Essays edited by NYU Silver’s Carol Tosone show how therapists have responded to fear and anguish during the pandemic—while dealing with trauma of their own.

photo of a woman holding her head in her hand and looking distressed, while a counselor takes notes on a clipboard

Carol Tosone’s newly published collection of essays by mental health professionals reads at times like a report from the front lines of the COVID-19 pandemic, supplying wrenching details about the coronavirus’s impact on individuals, families, and communities.

When the pandemic struck, followed by the release of videotaped police killings of Black men and women, many people were already speaking to their mental health practitioner about their most profound personal challenges, such as addiction, discrimination, readjustment to civilian life after military service, domestic violence, an eating disorder, autism, family stress, or the death of a loved one. Then, suddenly, their treatment was complicated, or even sometimes upended, by the emergence of what has been a relentless stream of upsetting news.

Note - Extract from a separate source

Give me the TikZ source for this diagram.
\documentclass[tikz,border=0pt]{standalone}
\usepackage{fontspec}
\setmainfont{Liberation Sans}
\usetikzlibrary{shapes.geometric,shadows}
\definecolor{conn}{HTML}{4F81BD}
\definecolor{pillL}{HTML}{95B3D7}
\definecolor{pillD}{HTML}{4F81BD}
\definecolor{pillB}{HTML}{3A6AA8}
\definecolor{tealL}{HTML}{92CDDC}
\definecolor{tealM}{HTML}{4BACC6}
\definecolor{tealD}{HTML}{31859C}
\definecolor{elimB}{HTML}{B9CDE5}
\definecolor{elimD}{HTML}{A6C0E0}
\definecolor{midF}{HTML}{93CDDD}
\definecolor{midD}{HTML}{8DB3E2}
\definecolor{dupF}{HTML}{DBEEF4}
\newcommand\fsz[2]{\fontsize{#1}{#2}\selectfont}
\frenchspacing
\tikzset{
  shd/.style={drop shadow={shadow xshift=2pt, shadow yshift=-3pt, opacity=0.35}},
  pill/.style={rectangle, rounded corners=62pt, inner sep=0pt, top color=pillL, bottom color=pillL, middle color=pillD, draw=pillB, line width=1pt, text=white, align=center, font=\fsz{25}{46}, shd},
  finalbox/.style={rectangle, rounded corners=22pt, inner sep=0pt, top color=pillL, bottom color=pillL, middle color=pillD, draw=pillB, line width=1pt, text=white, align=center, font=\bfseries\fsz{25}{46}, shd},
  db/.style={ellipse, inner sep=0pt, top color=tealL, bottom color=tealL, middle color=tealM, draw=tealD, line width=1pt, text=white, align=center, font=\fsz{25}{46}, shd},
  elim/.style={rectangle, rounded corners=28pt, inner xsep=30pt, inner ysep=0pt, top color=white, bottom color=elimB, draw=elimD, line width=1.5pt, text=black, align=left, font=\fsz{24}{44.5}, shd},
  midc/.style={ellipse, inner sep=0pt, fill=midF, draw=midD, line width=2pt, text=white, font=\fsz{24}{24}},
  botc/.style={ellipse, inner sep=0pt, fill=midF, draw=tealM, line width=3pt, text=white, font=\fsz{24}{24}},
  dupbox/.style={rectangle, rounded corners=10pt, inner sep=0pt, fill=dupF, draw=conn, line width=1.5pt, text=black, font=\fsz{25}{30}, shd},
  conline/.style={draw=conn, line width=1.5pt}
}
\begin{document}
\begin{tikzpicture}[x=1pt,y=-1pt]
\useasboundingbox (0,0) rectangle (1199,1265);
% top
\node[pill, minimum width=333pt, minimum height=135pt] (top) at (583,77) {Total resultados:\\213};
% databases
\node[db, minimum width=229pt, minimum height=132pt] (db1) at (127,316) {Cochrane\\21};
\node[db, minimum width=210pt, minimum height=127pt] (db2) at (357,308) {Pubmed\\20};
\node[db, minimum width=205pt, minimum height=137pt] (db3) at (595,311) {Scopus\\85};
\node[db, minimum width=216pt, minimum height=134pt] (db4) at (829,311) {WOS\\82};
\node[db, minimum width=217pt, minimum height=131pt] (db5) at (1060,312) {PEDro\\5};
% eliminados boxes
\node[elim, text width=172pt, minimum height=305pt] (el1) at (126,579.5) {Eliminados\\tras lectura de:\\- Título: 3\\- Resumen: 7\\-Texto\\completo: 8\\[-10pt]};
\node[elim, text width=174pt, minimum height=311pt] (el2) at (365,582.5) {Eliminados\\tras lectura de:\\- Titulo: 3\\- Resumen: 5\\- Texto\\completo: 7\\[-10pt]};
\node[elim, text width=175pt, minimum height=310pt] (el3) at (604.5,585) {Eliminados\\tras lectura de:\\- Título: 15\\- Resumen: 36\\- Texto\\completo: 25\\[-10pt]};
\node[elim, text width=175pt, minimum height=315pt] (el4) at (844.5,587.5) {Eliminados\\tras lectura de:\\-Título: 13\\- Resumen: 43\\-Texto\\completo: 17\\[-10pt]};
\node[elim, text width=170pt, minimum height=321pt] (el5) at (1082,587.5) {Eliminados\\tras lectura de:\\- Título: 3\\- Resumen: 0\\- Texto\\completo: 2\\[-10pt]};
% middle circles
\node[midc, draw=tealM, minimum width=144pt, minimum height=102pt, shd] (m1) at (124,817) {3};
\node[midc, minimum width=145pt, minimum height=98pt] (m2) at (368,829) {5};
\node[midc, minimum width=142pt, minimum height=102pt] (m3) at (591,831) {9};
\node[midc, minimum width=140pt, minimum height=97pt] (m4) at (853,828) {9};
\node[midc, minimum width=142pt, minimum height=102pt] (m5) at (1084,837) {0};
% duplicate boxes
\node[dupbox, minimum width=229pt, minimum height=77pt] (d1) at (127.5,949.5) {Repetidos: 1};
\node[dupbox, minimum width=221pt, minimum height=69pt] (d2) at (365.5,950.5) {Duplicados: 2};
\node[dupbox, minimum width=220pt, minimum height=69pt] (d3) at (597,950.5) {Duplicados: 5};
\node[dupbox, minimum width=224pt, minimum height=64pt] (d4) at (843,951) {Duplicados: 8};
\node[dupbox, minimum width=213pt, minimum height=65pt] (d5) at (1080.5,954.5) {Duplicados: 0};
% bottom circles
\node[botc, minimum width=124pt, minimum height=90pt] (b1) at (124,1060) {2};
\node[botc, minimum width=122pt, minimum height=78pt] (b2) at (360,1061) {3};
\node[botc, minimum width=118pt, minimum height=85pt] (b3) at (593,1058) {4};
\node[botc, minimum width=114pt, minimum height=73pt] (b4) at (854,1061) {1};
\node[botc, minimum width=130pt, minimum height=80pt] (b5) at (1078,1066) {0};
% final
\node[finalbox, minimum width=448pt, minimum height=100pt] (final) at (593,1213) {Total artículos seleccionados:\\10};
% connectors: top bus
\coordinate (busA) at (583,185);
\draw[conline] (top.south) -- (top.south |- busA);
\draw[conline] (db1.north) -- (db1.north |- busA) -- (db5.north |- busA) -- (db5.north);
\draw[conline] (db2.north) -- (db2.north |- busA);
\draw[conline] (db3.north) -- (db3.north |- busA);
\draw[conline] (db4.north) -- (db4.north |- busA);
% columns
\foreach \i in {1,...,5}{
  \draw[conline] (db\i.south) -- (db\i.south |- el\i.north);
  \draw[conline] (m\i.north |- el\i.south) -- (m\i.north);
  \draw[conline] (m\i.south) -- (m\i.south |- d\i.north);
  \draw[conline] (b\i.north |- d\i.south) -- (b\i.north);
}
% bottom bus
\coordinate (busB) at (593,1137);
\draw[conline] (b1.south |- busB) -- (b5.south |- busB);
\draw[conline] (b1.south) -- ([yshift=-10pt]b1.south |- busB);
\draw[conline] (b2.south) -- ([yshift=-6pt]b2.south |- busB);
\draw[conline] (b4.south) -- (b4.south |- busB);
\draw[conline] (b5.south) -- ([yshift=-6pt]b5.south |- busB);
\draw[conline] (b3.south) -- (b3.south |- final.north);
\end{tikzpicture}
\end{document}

Mental health professionals, meanwhile, faced unparalleled professional challenges, including what Tosone, a professor at the NYU Silver School of Social Work, sees as “shared trauma”—the affective response that therapists experience as a result of primary and secondary exposure to the same collective trauma as their clients. Many of the mental health experts and counselors who she assembled for the 36 essays in this collection, titled Shared Trauma, Shared Resilience During a Pandemic: Social Work in the Time of Covid-19,  are academics, practitioners, and alumni from the Silver School community.

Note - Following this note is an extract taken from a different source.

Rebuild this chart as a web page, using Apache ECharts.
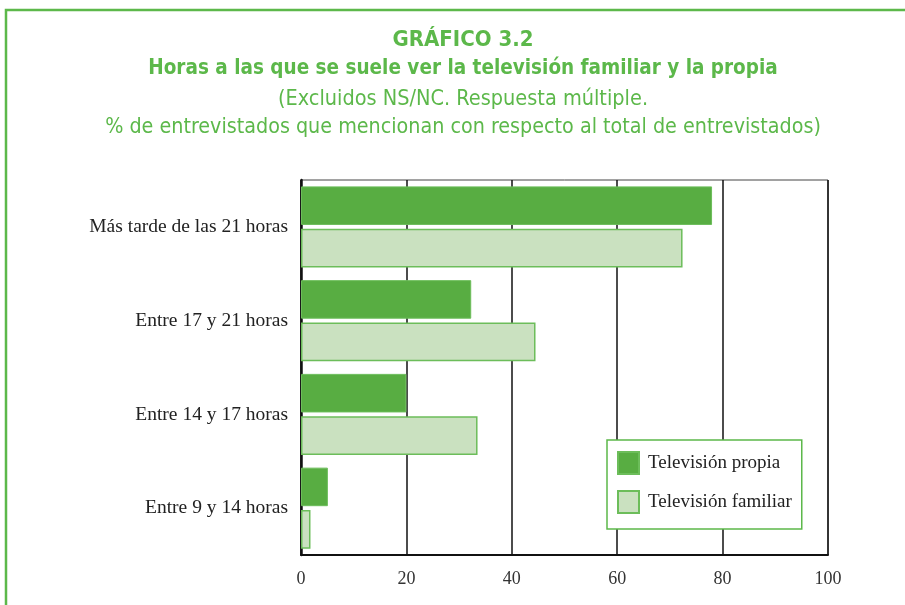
<!DOCTYPE html>
<html>
<head>
<meta charset="utf-8">
<script src="https://cdn.jsdelivr.net/npm/echarts@6/dist/echarts.min.js"></script>
<style>html,body{margin:0;padding:0;background:#fff;}#c{width:905px;height:605px;}</style>
</head>
<body>
<div id="c"></div>
<script>
var categories = ['Más tarde de las 21 horas', 'Entre 17 y 21 horas', 'Entre 14 y 17 horas', 'Entre 9 y 14 horas'];
var propia = [78, 32.3, 20, 5.1];
var familiar = [72.4, 44.5, 33.5, 1.8];
var xTicks = [0, 20, 40, 60, 80, 100];
var seriesNames = ['Televisión propia', 'Televisión familiar'];
var titleLines = [
  'GRÁFICO 3.2',
  'Horas a las que se suele ver la televisión familiar y la propia',
  '(Excluidos NS/NC. Respuesta múltiple.',
  '% de entrevistados que mencionan con respecto al total de entrevistados)'
];

var green = '#5cb84a';
var titleFont = '"DejaVu Sans Condensed", "DejaVu Sans", sans-serif';
var serif = '"Liberation Serif", "DejaVu Serif", serif';

var titleStyles = [
  {y: 40, font: 'bold 22px ' + titleFont},
  {y: 69, font: 'bold 20.5px ' + titleFont},
  {y: 99, font: 'normal 21.5px ' + titleFont},
  {y: 127, font: 'normal 21.3px ' + titleFont}
];

var graphics = [{
  type: 'rect', shape: {x: 6, y: 10, width: 1000, height: 1000},
  style: {fill: 'none', stroke: green, lineWidth: 2.5}, silent: true
}];
titleLines.forEach(function (t, i) {
  graphics.push({
    type: 'text', x: 463, y: titleStyles[i].y, silent: true,
    style: {text: t, font: titleStyles[i].font, fill: green,
      align: 'center', verticalAlign: 'middle', textAlign: 'center', textVerticalAlign: 'middle'}
  });
});

var chart = echarts.init(document.getElementById('c'), null, {renderer: 'canvas'});
chart.setOption({
  backgroundColor: '#fff',
  animation: false,
  graphic: graphics,
  legend: {
    orient: 'vertical', left: 607, top: 440,
    padding: [11, 10, 15, 10],
    itemWidth: 21, itemHeight: 22, itemGap: 15,
    borderColor: green, borderWidth: 1.5, backgroundColor: '#fff',
    icon: 'rect',
    textStyle: {fontFamily: serif, fontSize: 19, lineHeight: 22, color: '#222', padding: [0, 0, 0, 4]},
    data: seriesNames
  },
  grid: {left: 301, right: 77, top: 180, bottom: 50, show: true, borderColor: '#444', borderWidth: 1, containLabel: false},
  xAxis: {
    type: 'value', min: 0, max: 100, interval: 20,
    axisLine: {show: true, lineStyle: {color: '#111', width: 2}},
    axisTick: {show: false},
    splitLine: {show: true, lineStyle: {color: '#111', width: 1.5}},
    axisLabel: {fontFamily: serif, fontSize: 18, color: '#333', margin: 15,
      formatter: function (v) { return xTicks.indexOf(v) >= 0 ? String(v) : ''; }}
  },
  yAxis: {
    type: 'category', data: categories, inverse: true,
    axisLine: {show: true, lineStyle: {color: '#111', width: 2.5}},
    axisTick: {show: false},
    axisLabel: {fontFamily: serif, fontSize: 19.5, color: '#222', margin: 13}
  },
  series: [
    {name: seriesNames[0], type: 'bar', data: propia, barCategoryGap: '13.6%', barGap: '10%',
      itemStyle: {color: '#58ad42', borderColor: '#6cbd5a', borderWidth: 1}},
    {name: seriesNames[1], type: 'bar', data: familiar,
      itemStyle: {color: '#cae1c0', borderColor: '#6cbd5a', borderWidth: 1.5}}
  ]
});
</script>
</body>
</html>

Tosone was uniquely suited to compile these reflections, having spent decades studying how mental health professionals respond and cope in disasters involving mass casualties, such as the September 11 terrorist attacks and Hurricane Katrina. A die-hard New Yorker and hockey fan, she says she misses the whirlwind of activity and daily contact she once enjoyed pre- pandemic—which she describes as “my old life.”

Below are just five excerpts from contributors as they and their colleagues strive to make sense not only of the collective adversity, but also of the resilience paradoxically being born from it.

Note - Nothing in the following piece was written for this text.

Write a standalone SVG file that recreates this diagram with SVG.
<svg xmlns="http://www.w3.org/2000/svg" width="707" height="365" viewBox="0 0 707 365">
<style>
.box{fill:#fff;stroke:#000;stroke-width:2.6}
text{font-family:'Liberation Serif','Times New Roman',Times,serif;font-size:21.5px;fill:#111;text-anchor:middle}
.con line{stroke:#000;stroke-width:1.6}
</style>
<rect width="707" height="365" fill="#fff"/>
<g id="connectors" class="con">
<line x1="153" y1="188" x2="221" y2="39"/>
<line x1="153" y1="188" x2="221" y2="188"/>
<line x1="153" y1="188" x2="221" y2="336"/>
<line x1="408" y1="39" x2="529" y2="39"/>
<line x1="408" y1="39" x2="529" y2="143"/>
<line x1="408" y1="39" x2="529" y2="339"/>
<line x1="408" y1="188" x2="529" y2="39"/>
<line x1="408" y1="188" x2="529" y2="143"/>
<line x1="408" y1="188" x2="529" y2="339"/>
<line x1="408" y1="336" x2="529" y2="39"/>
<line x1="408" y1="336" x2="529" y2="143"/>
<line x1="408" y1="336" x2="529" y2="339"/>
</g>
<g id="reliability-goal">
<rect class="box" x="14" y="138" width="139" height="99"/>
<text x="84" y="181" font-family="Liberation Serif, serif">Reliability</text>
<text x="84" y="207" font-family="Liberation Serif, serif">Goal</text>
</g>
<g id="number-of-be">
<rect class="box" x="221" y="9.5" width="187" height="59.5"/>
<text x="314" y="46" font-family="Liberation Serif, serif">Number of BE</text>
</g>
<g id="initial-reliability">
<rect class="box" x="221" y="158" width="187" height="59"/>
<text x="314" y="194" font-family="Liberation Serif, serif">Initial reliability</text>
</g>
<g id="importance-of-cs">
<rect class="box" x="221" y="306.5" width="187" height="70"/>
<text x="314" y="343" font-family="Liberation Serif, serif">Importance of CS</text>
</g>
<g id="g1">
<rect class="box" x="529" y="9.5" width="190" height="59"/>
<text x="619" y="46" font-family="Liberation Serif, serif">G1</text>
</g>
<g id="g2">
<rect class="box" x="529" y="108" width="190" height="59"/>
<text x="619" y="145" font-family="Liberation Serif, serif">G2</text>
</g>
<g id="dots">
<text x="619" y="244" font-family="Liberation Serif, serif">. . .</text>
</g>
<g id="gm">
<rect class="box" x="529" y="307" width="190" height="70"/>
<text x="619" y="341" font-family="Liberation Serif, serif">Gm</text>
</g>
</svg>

“Quarantine has been the cruelest test of our coping skills…One patient started smoking again, after years without a cigarette, while another has gained 15 pounds due to her uncontrollable binges. Another patient has started pulling her hair nonstop, while another has become a daily marijuana smoker. One of my teenage parents has developed crippling insomnia, falling asleep at 6 a.m. every morning due to her compulsive checking of social media. Another patient is experiencing an uptick in her self-harm cutting behavior. The list goes on and on.”

—Anna Wilking (clinical social worker and therapist)

“The loss of one’s job under ‘normal’ circumstances is often fraught with fear, anxiety, and trauma. … The pandemic also aggravates the impact of job loss in the sense that, amid the widespread unemployment and recession related to COVID-19, it is taking longer on average for people to find jobs…With drawn-out periods of unemployment, I see more depression and more anxiety in my clients, along with more revelation of childhood trauma related to feelings of inadequacy.”

—Howard Leifman (psychotherapist, career coach, and human resources consultant)

“As a specialist working with domestic violence victims, the ‘stay-at-home’ orders, intended to keep the general population safe, created new avenues of danger for victims. Financial stressors due to job loss and inability to work, children attending classes from home, and constant exposure to the abuser severely limited her option to leave or seek help.”

—Shari Bloomberg: (Clinical social worker and therapist)

“The emotional effects of parental incarceration can be exhibited by children through trauma-related stress symptoms such as depression, anxiety, challenges in forming relationships, concentration problems, sleep difficulties, emotional withdrawal, substance misuse, and significant feelings of stigmatization. …[N]early 2 million children [in the U.S.] have at least one incarcerated parent [according to federal statistics]. ...Nationwide, the known infection rate for COVID-19 in jails and prisons is about 2.5 times higher than that in the general population (according to the Equal Justice Initiative). Therefore, children of incarcerated parents remain a growing population who presently experience both the traumatic events of COVID-19 within their own communities, as well as the fear and anxiety associated with health concerns for their incarcerated loved ones.”

—Anna Morgan-Mullane (clinical social worker and therapist, NYU Silver adjunct lecturer)

“It seemed to happen overnight or at least over the course of a week. Even though these events occurred during one week in March, it feels like a lifetime ago when I was at a Rangers game in Madison Square Garden, dining at a packed, near impossible-to-get-reservations Manhattan restaurant; running a race; seeing a Broadway play; and meeting with clients face-to-face. The following week, coinciding with the first day of spring, I was sheltering in place…wondering if I should prepare my will in the event that I had already contracted COVID-19….My experience, coupled with a steady diet of hearing the fears, anxieties, and major adjustments that my clients are undergoing, lends itself to the experience of shared trauma…. The paradox of shared trauma, particularly now, is that in the isolation of quarantine and life in the virtual world, we are building a strong sense of community, shared resiliency, and promise of a future with more intimacy, both personally and professionally.”